■ **EXERCISE MATERIAL**:
• • • • • • •
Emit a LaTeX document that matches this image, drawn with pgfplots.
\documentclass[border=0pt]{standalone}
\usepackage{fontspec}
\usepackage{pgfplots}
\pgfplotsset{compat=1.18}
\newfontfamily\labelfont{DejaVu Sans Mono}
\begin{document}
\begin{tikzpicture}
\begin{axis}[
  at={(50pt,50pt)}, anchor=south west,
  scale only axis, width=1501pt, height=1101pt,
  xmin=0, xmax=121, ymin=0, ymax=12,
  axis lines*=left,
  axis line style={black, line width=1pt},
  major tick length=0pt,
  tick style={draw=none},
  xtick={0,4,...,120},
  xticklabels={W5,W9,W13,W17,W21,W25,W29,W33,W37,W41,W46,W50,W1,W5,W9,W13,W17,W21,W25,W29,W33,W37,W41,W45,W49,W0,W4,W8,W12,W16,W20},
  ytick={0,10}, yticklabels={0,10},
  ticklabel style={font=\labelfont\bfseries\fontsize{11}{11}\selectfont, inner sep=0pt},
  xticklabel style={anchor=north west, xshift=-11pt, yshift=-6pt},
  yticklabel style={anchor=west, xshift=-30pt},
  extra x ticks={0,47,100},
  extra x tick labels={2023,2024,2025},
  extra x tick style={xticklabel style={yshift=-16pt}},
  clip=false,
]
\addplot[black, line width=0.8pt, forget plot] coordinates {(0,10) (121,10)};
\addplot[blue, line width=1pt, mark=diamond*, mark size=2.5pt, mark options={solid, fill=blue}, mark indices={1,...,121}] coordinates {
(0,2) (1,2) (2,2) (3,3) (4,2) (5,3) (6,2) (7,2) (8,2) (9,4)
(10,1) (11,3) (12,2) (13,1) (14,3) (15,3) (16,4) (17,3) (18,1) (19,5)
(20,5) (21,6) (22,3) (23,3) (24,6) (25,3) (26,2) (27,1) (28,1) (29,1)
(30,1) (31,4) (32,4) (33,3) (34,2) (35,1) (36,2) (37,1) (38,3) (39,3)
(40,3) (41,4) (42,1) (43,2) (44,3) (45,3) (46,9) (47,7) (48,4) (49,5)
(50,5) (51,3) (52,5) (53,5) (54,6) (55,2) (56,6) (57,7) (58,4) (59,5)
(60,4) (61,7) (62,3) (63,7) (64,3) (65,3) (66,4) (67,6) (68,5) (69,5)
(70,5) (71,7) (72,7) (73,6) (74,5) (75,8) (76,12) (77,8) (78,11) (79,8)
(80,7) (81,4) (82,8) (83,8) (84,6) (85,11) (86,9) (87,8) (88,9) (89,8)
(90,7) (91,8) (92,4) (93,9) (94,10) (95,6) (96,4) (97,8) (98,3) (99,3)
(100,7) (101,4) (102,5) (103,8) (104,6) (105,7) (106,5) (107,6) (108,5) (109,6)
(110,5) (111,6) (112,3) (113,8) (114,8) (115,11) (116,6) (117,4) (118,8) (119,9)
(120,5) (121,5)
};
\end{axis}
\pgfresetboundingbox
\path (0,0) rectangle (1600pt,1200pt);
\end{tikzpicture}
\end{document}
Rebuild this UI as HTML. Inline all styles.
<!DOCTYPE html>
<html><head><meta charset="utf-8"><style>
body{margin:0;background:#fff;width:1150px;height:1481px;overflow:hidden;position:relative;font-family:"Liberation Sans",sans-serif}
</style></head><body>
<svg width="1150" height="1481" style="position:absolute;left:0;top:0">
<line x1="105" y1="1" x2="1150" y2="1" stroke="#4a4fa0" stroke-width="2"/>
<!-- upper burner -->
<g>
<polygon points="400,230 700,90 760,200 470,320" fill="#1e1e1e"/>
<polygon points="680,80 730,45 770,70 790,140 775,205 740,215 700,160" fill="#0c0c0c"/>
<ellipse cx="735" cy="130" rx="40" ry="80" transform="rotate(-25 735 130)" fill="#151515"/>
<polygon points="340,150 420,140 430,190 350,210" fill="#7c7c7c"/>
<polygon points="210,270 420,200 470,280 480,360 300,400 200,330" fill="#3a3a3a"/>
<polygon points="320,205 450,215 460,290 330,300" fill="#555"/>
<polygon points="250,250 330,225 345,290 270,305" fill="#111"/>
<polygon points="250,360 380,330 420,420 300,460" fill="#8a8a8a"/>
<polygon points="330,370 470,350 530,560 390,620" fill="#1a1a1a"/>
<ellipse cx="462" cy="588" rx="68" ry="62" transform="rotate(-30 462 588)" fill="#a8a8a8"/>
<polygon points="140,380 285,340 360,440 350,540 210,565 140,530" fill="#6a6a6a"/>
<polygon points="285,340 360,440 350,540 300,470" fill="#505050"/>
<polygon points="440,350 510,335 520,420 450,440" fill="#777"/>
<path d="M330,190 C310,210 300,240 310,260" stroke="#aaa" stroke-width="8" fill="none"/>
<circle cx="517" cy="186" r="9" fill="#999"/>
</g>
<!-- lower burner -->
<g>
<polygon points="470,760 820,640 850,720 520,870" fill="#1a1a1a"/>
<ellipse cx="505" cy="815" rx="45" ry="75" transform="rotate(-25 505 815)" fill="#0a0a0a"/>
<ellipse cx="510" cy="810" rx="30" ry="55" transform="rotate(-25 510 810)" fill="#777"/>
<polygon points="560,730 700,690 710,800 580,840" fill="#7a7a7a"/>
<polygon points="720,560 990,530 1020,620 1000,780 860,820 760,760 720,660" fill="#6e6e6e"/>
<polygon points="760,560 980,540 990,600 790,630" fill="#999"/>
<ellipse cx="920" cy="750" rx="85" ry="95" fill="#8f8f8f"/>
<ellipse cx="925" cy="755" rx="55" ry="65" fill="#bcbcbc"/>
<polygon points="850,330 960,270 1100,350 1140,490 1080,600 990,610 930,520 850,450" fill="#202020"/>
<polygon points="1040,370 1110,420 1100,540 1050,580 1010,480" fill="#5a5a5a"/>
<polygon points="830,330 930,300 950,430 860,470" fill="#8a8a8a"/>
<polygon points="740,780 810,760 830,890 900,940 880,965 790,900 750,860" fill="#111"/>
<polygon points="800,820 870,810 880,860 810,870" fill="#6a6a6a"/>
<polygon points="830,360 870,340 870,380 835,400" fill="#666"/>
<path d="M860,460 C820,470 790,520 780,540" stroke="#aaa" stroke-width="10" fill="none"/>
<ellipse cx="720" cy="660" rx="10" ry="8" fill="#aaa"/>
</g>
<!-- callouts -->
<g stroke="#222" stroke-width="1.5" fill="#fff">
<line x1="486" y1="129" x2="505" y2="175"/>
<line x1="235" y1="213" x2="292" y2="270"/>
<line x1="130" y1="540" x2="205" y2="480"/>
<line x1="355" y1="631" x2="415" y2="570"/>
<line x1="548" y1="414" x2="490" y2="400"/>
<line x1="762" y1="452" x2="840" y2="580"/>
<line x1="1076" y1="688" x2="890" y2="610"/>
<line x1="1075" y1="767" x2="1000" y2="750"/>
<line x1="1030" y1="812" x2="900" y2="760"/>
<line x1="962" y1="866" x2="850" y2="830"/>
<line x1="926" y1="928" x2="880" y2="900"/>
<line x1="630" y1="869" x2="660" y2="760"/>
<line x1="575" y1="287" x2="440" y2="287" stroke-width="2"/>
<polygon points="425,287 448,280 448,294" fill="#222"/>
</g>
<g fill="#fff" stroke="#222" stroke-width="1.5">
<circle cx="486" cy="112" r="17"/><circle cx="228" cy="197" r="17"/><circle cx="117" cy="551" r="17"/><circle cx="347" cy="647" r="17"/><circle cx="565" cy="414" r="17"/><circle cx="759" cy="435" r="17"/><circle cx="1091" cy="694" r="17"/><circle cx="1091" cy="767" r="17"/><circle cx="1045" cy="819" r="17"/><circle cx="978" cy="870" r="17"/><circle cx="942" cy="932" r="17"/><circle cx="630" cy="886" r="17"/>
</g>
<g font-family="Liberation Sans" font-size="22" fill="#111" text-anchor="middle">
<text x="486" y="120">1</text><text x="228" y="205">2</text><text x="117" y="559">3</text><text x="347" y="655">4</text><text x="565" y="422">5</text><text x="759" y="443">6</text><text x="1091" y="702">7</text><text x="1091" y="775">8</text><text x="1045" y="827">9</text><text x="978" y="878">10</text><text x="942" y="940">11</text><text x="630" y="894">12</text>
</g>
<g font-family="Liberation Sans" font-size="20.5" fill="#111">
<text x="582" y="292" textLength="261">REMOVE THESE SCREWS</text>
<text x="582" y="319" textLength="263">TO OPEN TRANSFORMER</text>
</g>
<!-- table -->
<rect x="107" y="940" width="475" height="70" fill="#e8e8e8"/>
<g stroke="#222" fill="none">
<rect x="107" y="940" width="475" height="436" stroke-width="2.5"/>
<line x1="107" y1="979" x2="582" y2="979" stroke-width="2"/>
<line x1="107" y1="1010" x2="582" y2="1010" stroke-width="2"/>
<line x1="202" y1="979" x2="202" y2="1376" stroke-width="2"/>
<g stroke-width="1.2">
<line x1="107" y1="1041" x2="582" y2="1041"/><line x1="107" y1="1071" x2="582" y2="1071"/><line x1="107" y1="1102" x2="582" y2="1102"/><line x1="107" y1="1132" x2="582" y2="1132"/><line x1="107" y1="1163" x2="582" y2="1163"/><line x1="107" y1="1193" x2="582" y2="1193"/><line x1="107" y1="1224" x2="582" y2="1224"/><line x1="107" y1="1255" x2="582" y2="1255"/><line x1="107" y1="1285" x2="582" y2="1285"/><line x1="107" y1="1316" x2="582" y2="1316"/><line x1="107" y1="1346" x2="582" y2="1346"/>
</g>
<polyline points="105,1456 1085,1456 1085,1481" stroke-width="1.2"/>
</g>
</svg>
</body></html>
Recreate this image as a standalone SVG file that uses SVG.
• • • • • • •
■ **DIRECTION**:
Provide the number of lines containing the string "standalone", with no other output.

■ **OUTPUT OF THE EXERCISE**:
2